Frau Merkel hat nach der erwähnten RT-Frage versprochen, mit Petro Poroschenko über den Fall zu sprechen. Wohlgemerkt: Sie hat die Festnahme des Journalisten nicht verurteilt, obwohl sie eine gute Gelegenheit gehabt hätte, in dieser Sache Wladimir Putin zu folgen. Sollte sie ihre Ankündigung aber wahrmachen: Was wird die deutsche Kanzlerin dem ukrainischen Präsidenten sagen? "Macht es nicht so, dass wir Euretwegen rot werden müssen" - das könnte die Botschaft sein.
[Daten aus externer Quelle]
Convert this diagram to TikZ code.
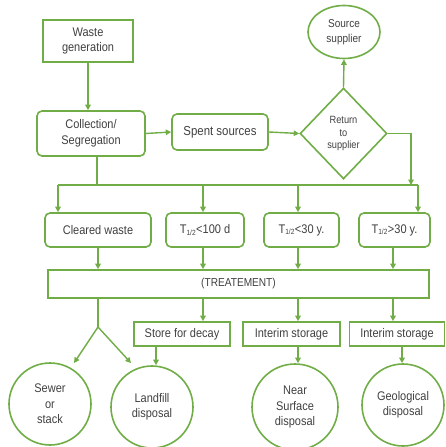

Jedenfalls wird diese Empfehlung für Poroschenko kein Grund sein, etwas an der systematischen Verfolgung der Presse in der Ukraine, deren Opfer man seit langem in Dutzenden zählt, zu ändern.

Seit Skripal ist Russland nicht mehr nach Austauschvereinbarungen zumute

Denn aus seiner Sicht gibt es gute Gründe, den bekannten Journalisten Kirill Wyschinski in den Knast zu stecken und unliebsame Medien stets aufs Neue einzuschüchtern: Bald will er wiedergewählt werden und seine Zustimmungswerte liegen bereits seit Jahren deutlich unter 20 Prozent, zum Teil sogar nur im einstelligen Bereich. Und: Man kann jeden Gefangenen als gute Verhandlungsmasse betrachten. Am Dienstag erklärte das ukrainische Außenministerium, dass ein Tausch von Wyschinski gegen den in Russland wegen des Vorwurfs des Terrorismus in Haft sitzenden Maidanaktivisten Oleg Senzow durchaus denkbar sei.

Das Problem dabei ist aber folgendes: Spätestens nach dem Skandal um den im Jahr 2010 ausgetauschten Doppelagenten Sergej Skripal in Großbritannien ist Russland schlecht beraten, sich an derartigen Tauschaktionen zu beteiligen. Es sieht also nicht gut aus für Wyschinski.